If a ship does suffer any problem in operation, it goes without saying that the operator should inform other vessels in the fleet of the cause of the problem and any advice received as to avoidance of similar occurrences. By the same token, any problem that is experienced on a recent newbuilding should be fully investigated and appropriate measures taken to ensure that future vessels in the series can be modified as necessary.
Monitoring bearings and the shaft for vibration, temperature changes, flow rate of lubricant and bearing wear are all sensible measures that should be practiced. Several companies produce whole systems for this including for example Wärtsilä’s Sea-Master. Even without such systems, a change in vibration levels or loss of propulsion efficiency may be noticed indicating potential damage to the propeller or the shaft which may have become bent due to a sudden change in forces acting on it.

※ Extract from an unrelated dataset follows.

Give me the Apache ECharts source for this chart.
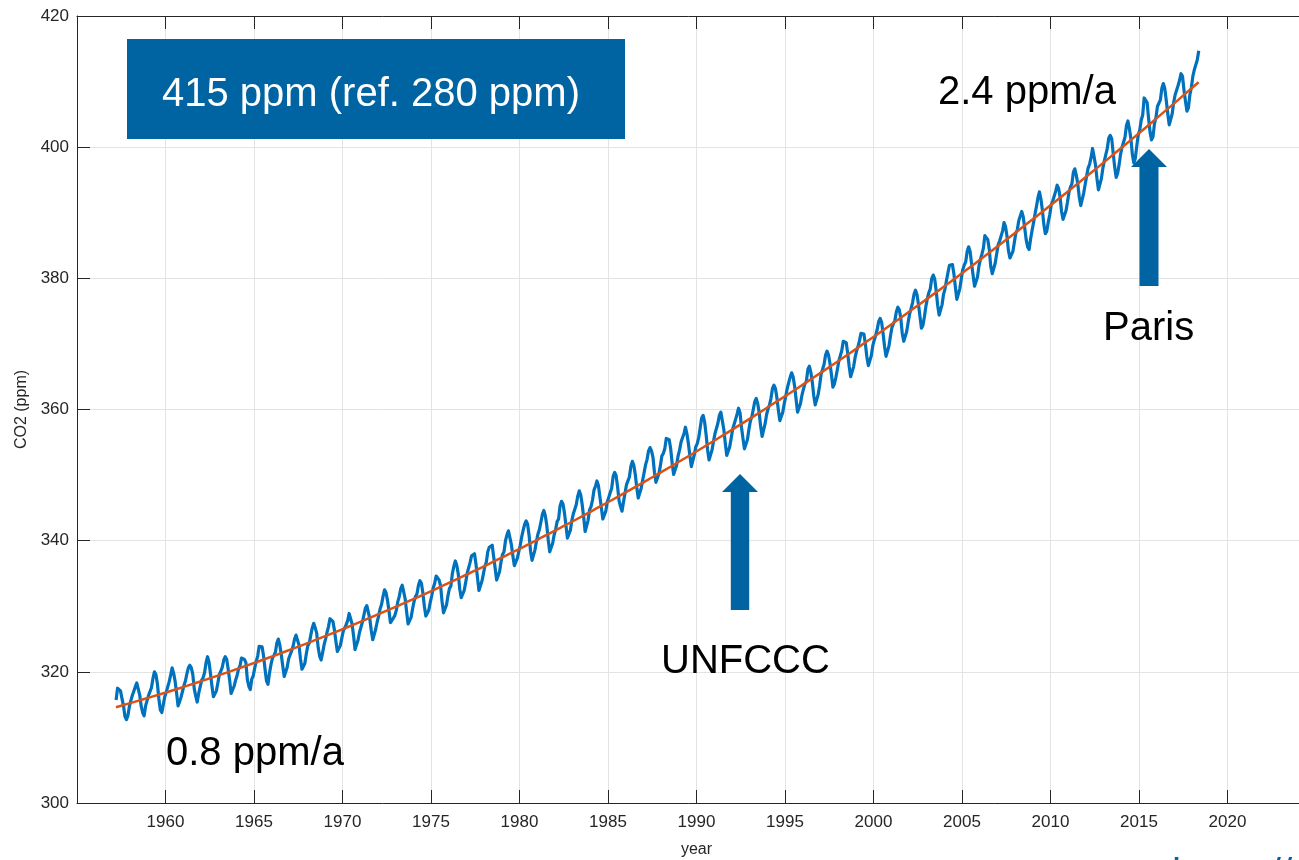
<!DOCTYPE html>
<html>
<head>
<meta charset="utf-8">
<script src="https://cdn.jsdelivr.net/npm/echarts@6/dist/echarts.min.js"></script>
<style>
html,body{margin:0;padding:0;background:#fff;overflow:hidden;}
#chart{width:1299px;height:860px;}
</style>
</head>
<body>
<div id="chart"></div>
<script>
// ---- data ----
// monthly CO2 (ppm); row i = plotted year firstYear + i; first row starts in firstMonth
const firstYear = 1957;
const firstMonth = 3;
const co2Rows = [
  [315.7,317.5,317.5,317.1,315.9,314.9,313.2,312.7,313.3,314.7],
  [315.6,316.4,316.7,317.7,318.3,318.2,316.5,314.8,313.8,313.3,314.8,315.6],
  [316.4,317.0,317.6,319.0,320.0,319.6,318.2,315.9,314.2,313.8,315.0,316.2],
  [316.9,317.7,318.5,319.5,320.6,319.8,318.6,316.8,314.8,315.4,316.1,317.0],
  [317.9,318.6,319.7,320.6,321.0,320.6,319.6,317.4,316.3,315.4,316.7,317.7],
  [318.7,319.1,319.9,321.4,322.3,321.5,319.7,317.8,316.2,316.0,317.1,318.3],
  [319.6,320.1,320.7,321.8,322.3,321.9,320.4,318.7,316.7,316.8,317.8,318.7],
  [319.4,320.4,320.9,322.1,322.2,321.9,321.4,318.8,317.8,317.3,318.9,319.4],
  [320.6,321.6,322.4,323.9,324.0,323.8,322.4,320.4,318.6,318.1,319.8,321.1],
  [322.1,322.5,323.0,324.4,325.0,324.1,322.6,320.9,319.3,319.3,320.7,322.0],
  [322.6,323.2,323.9,325.0,325.6,325.4,324.1,322.0,320.4,320.3,321.3,322.8],
  [324.0,324.4,325.6,326.7,327.4,326.7,325.9,323.7,322.4,321.8,322.9,324.1],
  [325.0,326.0,326.9,328.1,328.1,327.7,326.4,324.7,323.1,323.2,324.0,325.1],
  [326.2,326.7,327.2,327.8,328.9,328.6,327.3,325.5,323.4,323.6,324.8,326.0],
  [326.8,327.6,327.8,329.7,330.1,329.1,328.1,326.3,324.9,325.1,326.5,327.6],
  [328.5,329.6,330.3,331.5,332.5,332.1,330.9,329.3,327.5,327.2,328.2,328.6],
  [329.4,330.7,331.5,332.7,333.2,332.2,331.1,329.1,327.3,327.3,328.3,329.6],
  [330.7,331.5,331.9,333.2,333.9,333.5,332.0,330.0,328.5,328.3,329.4,330.6],
  [331.6,332.8,333.5,334.6,334.8,334.0,333.1,330.7,329.0,328.8,330.2,331.6],
  [332.7,333.1,335.0,336.1,336.9,336.2,334.9,332.6,331.3,331.3,332.4,333.6],
  [335.0,335.3,336.7,337.7,338.0,338.0,336.4,334.4,332.4,332.4,333.8,334.9],
  [336.1,336.7,338.3,339.0,339.2,339.3,337.5,335.8,334.0,334.2,335.3,336.8],
  [337.9,338.3,340.0,340.9,341.5,341.3,339.4,337.7,336.2,336.2,337.3,338.3],
  [339.3,340.6,341.6,342.5,343.0,342.5,340.8,338.4,337.0,337.1,338.6,339.9],
  [341.0,341.7,342.8,344.0,344.6,343.8,342.3,340.1,338.3,338.3,339.6,340.9],
  [341.7,342.9,343.3,345.3,346.0,345.6,344.2,342.3,340.4,340.4,341.6,343.1],
  [344.1,344.8,345.5,346.8,347.6,347.0,345.5,343.6,341.4,341.7,343.1,344.7],
  [345.2,346.2,347.7,348.3,349.1,348.4,346.7,345.0,343.3,343.1,344.5,345.9],
  [346.6,347.3,348.0,349.8,350.4,349.9,348.2,346.1,345.2,344.5,345.9,347.2],
  [348.5,348.7,349.7,351.3,352.1,351.5,350.1,348.1,346.5,346.6,348.0,349.2],
  [350.4,351.6,352.4,353.7,354.2,353.7,352.7,350.4,348.9,349.1,350.2,351.4],
  [352.9,353.3,354.0,355.6,355.9,355.4,354.0,351.8,350.1,350.3,351.5,352.9],
  [353.8,355.0,355.7,356.3,357.3,356.3,354.8,353.0,351.3,351.6,353.1,354.3],
  [354.8,355.7,357.2,358.7,359.1,358.1,356.2,353.9,352.3,352.4,353.8,355.1],
  [356.3,357.1,357.9,359.1,359.6,359.3,357.0,354.9,353.0,353.3,354.3,355.6],
  [357.0,357.3,358.5,359.3,360.2,359.5,357.3,355.6,354.0,354.1,355.4,356.9],
  [358.2,358.9,360.0,361.2,361.7,360.9,359.5,357.4,355.9,356.9,357.8,359.2],
  [360.1,360.7,361.7,363.2,363.7,363.2,361.8,359.9,358.3,358.3,359.6,360.9],
  [362.0,363.2,364.1,364.9,365.6,365.0,363.6,361.6,359.6,359.5,360.9,362.2],
  [363.1,363.9,364.3,366.1,366.6,365.7,364.2,362.1,360.7,360.8,362.3,363.7],
  [365.4,365.7,366.9,368.3,368.9,368.3,367.0,365.3,363.4,363.9,364.9,366.1],
  [367.4,368.2,369.0,370.4,370.6,370.2,368.6,366.6,365.0,365.0,366.5,367.9],
  [368.9,369.6,370.5,371.6,371.7,371.5,370.0,368.0,366.7,366.8,368.2,369.7],
  [370.6,371.3,372.2,373.4,373.9,373.3,371.6,369.6,368.1,368.4,369.7,371.2],
  [372.5,373.1,373.6,374.9,375.6,375.2,373.9,371.6,370.4,370.4,371.9,373.3],
  [374.6,375.4,376.3,377.6,378.2,377.5,376.0,374.2,372.4,372.8,374.1,375.7],
  [376.9,377.8,378.4,380.0,380.5,379.9,378.1,375.9,374.4,374.6,376.0,377.6],
  [378.4,379.7,380.9,382.0,382.2,382.1,380.7,378.7,376.8,377.0,378.4,379.9],
  [381.3,382.0,382.5,384.1,384.8,384.1,382.2,380.5,378.8,379.1,380.2,381.9],
  [382.9,383.7,384.6,386.5,386.4,385.9,384.4,381.8,380.7,380.8,382.3,383.7],
  [385.1,385.7,386.0,387.2,388.5,387.9,386.4,384.2,383.1,383.0,384.1,385.5],
  [386.9,387.4,388.8,389.5,390.2,389.4,387.7,385.9,384.8,384.4,386.0,387.3],
  [388.5,389.8,391.0,392.3,393.2,392.1,390.4,388.2,386.8,387.2,388.6,389.7],
  [391.2,391.8,392.5,393.3,394.2,393.7,392.4,390.2,389.0,388.9,390.3,391.6],
  [393.1,393.9,394.4,396.2,396.7,395.7,394.4,392.4,391.1,391.1,393.0,394.3],
  [395.6,396.8,397.4,398.4,399.8,398.6,397.3,395.2,393.5,393.7,395.2,396.8],
  [397.9,398.0,399.8,401.4,401.8,401.3,399.1,397.0,395.4,396.0,397.3,398.9],
  [400.0,400.3,401.5,403.3,404.0,402.8,401.3,398.9,397.6,398.3,400.2,401.9],
  [402.6,404.1,404.9,407.5,407.7,406.8,404.4,402.3,401.1,401.6,403.6,404.5],
  [406.2,406.5,407.2,409.0,409.7,408.9,407.1,405.1,403.4,403.6,405.1,406.8],
  [408.0,408.3,409.4,410.2,411.2,410.8,408.7,407.0,405.5,406.0,408.0,409.1],
  [410.8,411.8,412.0,413.3,414.7]
];

// trend curve (orange)
const trendYears = [1957.2,1958.2,1959.2,1960.2,1961.2,1962.2,1963.2,1964.2,1965.2,1966.2,
  1967.2,1968.2,1969.2,1970.2,1971.2,1972.2,1973.2,1974.2,1975.2,1976.2,
  1977.2,1978.2,1979.2,1980.2,1981.2,1982.2,1983.2,1984.2,1985.2,1986.2,
  1987.2,1988.2,1989.2,1990.2,1991.2,1992.2,1993.2,1994.2,1995.2,1996.2,
  1997.2,1998.2,1999.2,2000.2,2001.2,2002.2,2003.2,2004.2,2005.2,2006.2,
  2007.2,2008.2,2009.2,2010.2,2011.2,2012.2,2013.2,2014.2,2015.2,2016.2,
  2017.2,2018.2,2018.37];
const trendValues = [314.60,315.38,316.18,317.01,317.86,318.74,319.65,320.58,321.54,322.52,
  323.53,324.57,325.63,326.72,327.84,328.98,330.14,331.33,332.55,333.80,
  335.07,336.36,337.69,339.03,340.41,341.81,343.23,344.69,346.16,347.67,
  349.20,350.75,352.34,353.94,355.58,357.24,358.92,360.64,362.37,364.14,
  365.93,367.74,369.59,371.45,373.35,375.27,377.21,379.19,381.18,383.21,
  385.26,387.33,389.44,391.56,393.72,395.90,398.10,400.33,402.59,404.88,
  407.18,409.52,409.90];

const xTicks = [1960,1965,1970,1975,1980,1985,1990,1995,2000,2005,2010,2015,2020];
const yTicks = [300,320,340,360,380,400,420];

const annotations = {
  box: '415 ppm (ref. 280 ppm)',
  rateEnd: '2.4 ppm/a',
  rateStart: '0.8 ppm/a',
  ev1: 'UNFCCC',
  ev2: 'Paris',
  url: 'https://climate.copernicus.eu'
};

// ---- build series ----
const co2Points = [];
co2Rows.forEach((row, i) => {
  const m0 = i === 0 ? firstMonth - 1 : 0;
  row.forEach((v, j) => {
    co2Points.push([firstYear + i + (m0 + j + 0.5) / 12, v]);
  });
});
const trendPoints = trendYears.map((x, i) => [x, trendValues[i]]);

const FONT = '"Liberation Sans", Arial, Helvetica, sans-serif';
const AX = '#262626';
const GRID = '#e3e3e3';
const BLUE_BOX = '#0064a2';

function bigText(txt, x, y, color) {
  return {
    type: 'text', x: x, y: y, z: 100,
    style: {
      text: txt, fill: color || '#000',
      font: '40px ' + FONT, fontSize: 40, fontFamily: FONT,
      textAlign: 'left', align: 'left',
      textVerticalAlign: 'middle', verticalAlign: 'middle'
    }
  };
}
function arrow(cx, tipY, headBaseY, bottomY, headHalf, shaftHalf) {
  return {
    type: 'polygon', z: 100,
    shape: { points: [
      [cx, tipY], [cx + headHalf, headBaseY], [cx + shaftHalf, headBaseY],
      [cx + shaftHalf, bottomY], [cx - shaftHalf, bottomY], [cx - shaftHalf, headBaseY],
      [cx - headHalf, headBaseY]
    ]},
    style: { fill: BLUE_BOX }
  };
}

const chart = echarts.init(document.getElementById('chart'), null, { renderer: 'canvas' });
chart.setOption({
  animation: false,
  backgroundColor: '#ffffff',
  grid: { left: 77, top: 16, width: 1239, height: 787, containLabel: false, outerBoundsMode: 'none' },
  xAxis: [{
    type: 'value', min: 1955, max: 2025, interval: 5,
    name: 'year', nameLocation: 'middle', nameGap: 39,
    nameTextStyle: { color: AX, fontSize: 16, fontFamily: FONT },
    axisLine: { show: true, onZero: false, lineStyle: { color: AX, width: 1 } },
    axisTick: { show: true, inside: true, length: 13, lineStyle: { color: AX } },
    axisLabel: {
      color: AX, fontSize: 17, fontFamily: FONT, margin: 11,
      formatter: v => xTicks.indexOf(v) >= 0 ? String(v) : ''
    },
    splitLine: { show: true, lineStyle: { color: GRID, width: 1 } }
  }, {
    type: 'value', min: 1955, max: 2025, interval: 5, position: 'top',
    axisLine: { show: true, onZero: false, lineStyle: { color: AX, width: 1 } },
    axisTick: { show: true, inside: true, length: 13, lineStyle: { color: AX } },
    axisLabel: { show: false }, splitLine: { show: false }
  }],
  yAxis: [{
    type: 'value', min: 300, max: 420, interval: 20,
    name: 'CO2 (ppm)', nameLocation: 'middle', nameGap: 45, nameRotate: 90,
    nameTextStyle: { color: AX, fontSize: 16, fontFamily: FONT },
    axisLine: { show: true, onZero: false, lineStyle: { color: AX, width: 1 } },
    axisTick: { show: true, inside: true, length: 13, lineStyle: { color: AX } },
    axisLabel: {
      color: AX, fontSize: 17, fontFamily: FONT, margin: 8,
      formatter: v => yTicks.indexOf(v) >= 0 ? String(v) : ''
    },
    splitLine: { show: true, lineStyle: { color: GRID, width: 1 } }
  }, {
    type: 'value', min: 300, max: 420, interval: 20, position: 'right',
    axisLine: { show: true, onZero: false, lineStyle: { color: AX, width: 1 } },
    axisTick: { show: true, inside: true, length: 13, lineStyle: { color: AX } },
    axisLabel: { show: false }, splitLine: { show: false }
  }],
  series: [{
    name: 'CO2', type: 'line', data: co2Points, showSymbol: false,
    lineStyle: { color: '#0072bd', width: 3.2, join: 'round' },
    itemStyle: { color: '#0072bd' }, z: 3
  }, {
    name: 'trend', type: 'line', data: trendPoints, showSymbol: false, smooth: true,
    lineStyle: { color: '#d95319', width: 2.5 },
    itemStyle: { color: '#d95319' }, z: 4
  }],
  graphic: [
    { type: 'rect', z: 99, shape: { x: 127, y: 39, width: 498, height: 100 }, style: { fill: BLUE_BOX } },
    bigText(annotations.box, 162, 94.5, '#ffffff'),
    bigText(annotations.rateEnd, 938, 92.5),
    bigText(annotations.rateStart, 166, 753.5),
    bigText(annotations.ev1, 661, 662),
    bigText(annotations.ev2, 1103, 328.5),
    arrow(740, 474, 492, 610, 18, 9.2),
    arrow(1149, 149, 167, 286, 18, 9.5),
    bigText(annotations.url, 1172, 876, BLUE_BOX)
  ]
});
</script>
</body>
</html>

In oil lubricated bearings, regular analysis of the lubricant can give early warning of excess bearing wear and allow for corrective action. A change in the needed feed rate for lubricant will also be an immediate cause for concern that requires further investigation.

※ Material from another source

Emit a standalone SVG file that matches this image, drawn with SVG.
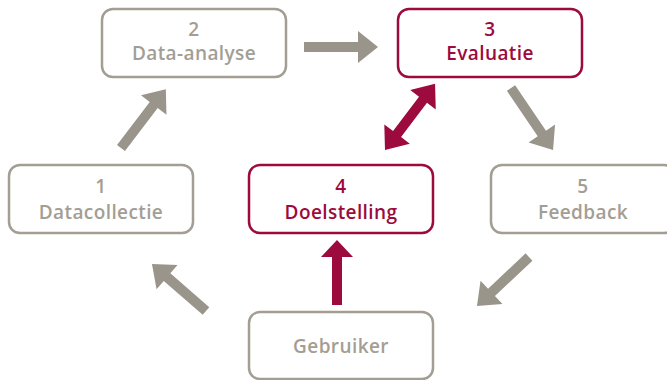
<svg xmlns="http://www.w3.org/2000/svg" width="667" height="380" viewBox="0 0 667 380">
<style>
.box{fill:#fff;stroke-width:2.5}
.g{stroke:#a39e94}
.r{stroke:#9c0a3e}
.t{font-family:"Open Sans",Lato,"Liberation Sans",sans-serif;font-weight:600;font-size:19px;letter-spacing:0.4px;text-anchor:middle}
.tg{fill:#a39e94}
.tr{fill:#9c0a3e}
.ag{fill:#99958a}
.ar{fill:#9c0a3e}
</style>
<rect width="667" height="380" fill="#fff"/>
<g id="connectors">
<polygon class="ag" transform="translate(304,47)" points="0,-5 54,-5 54,-16 74,0 54,16 54,5 0,5"/>
<polygon class="ag" transform="translate(511,88) rotate(55.9)" points="0,-5 55,-5 55,-16 75,0 55,16 55,5 0,5"/>
<polygon class="ag" transform="translate(529,257) rotate(136.7)" points="0,-5 51.5,-5 51.5,-16 71.5,0 51.5,16 51.5,5 0,5"/>
<polygon class="ag" transform="translate(206,311) rotate(221)" points="0,-5 51.6,-5 51.6,-16 71.6,0 51.6,16 51.6,5 0,5"/>
<polygon class="ag" transform="translate(121,148) rotate(-52.7)" points="0,-5 54,-5 54,-16 74,0 54,16 54,5 0,5"/>
<polygon class="ar" transform="translate(337,305) rotate(-90)" points="0,-5 48,-5 48,-16 65,0 48,16 48,5 0,5"/>
<polygon class="ar" transform="translate(385,150) rotate(-52.9)" points="0,0 20,-16 20,-5 63,-5 63,-16 83,0 63,16 63,5 20,5 20,16"/>
</g>
<g id="node1">
<rect class="box g" x="9" y="165" width="184" height="68" rx="11"/>
<text class="t tg" x="101" y="193">1</text>
<text class="t tg" x="101" y="219">Datacollectie</text>
</g>
<g id="node2">
<rect class="box g" x="102" y="9" width="184" height="68" rx="11"/>
<text class="t tg" x="194" y="36">2</text>
<text class="t tg" x="194" y="60">Data-analyse</text>
</g>
<g id="node3">
<rect class="box r" x="398" y="9" width="184" height="68" rx="11"/>
<text class="t tr" x="490" y="36">3</text>
<text class="t tr" x="490" y="60">Evaluatie</text>
</g>
<g id="node4">
<rect class="box r" x="249" y="165" width="184" height="68" rx="11"/>
<text class="t tr" x="341" y="193">4</text>
<text class="t tr" x="341" y="219">Doelstelling</text>
</g>
<g id="node5">
<rect class="box g" x="491" y="165" width="184" height="68" rx="11"/>
<text class="t tg" x="583" y="193">5</text>
<text class="t tg" x="583" y="219">Feedback</text>
</g>
<g id="gebruiker">
<rect class="box g" x="249" y="312" width="184" height="67" rx="11"/>
<text class="t tg" x="341" y="353">Gebruiker</text>
</g>
</svg>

Any possible problems with the shafting arrangements should be investigated as early as possible so as to avoid catastrophic failure and the need for drydocking. There are many specialist engineering firms that can carry out inspections and make many repairs underwater using divers and equipment allowing work to be carried out on bearings and seals under ‘dry’ conditions.
Some work on the shaft is possible inside the ship including machining or building up of the shaft in case of misalignments or minor damage such as small cracks or pitting. In the case of a badly bent shaft, a replacement might be avoidable if the shaft can be cold straightened by a specialist engineering firm using hydraulic presses and sensors. Cold straightening does not affect the metallurgy of the shaft, as it actually releases stress from the material. This differs from other straightening methods, such as the hot-spot method which uses heat and puts stress on the material, affecting the metallurgy of the shaft.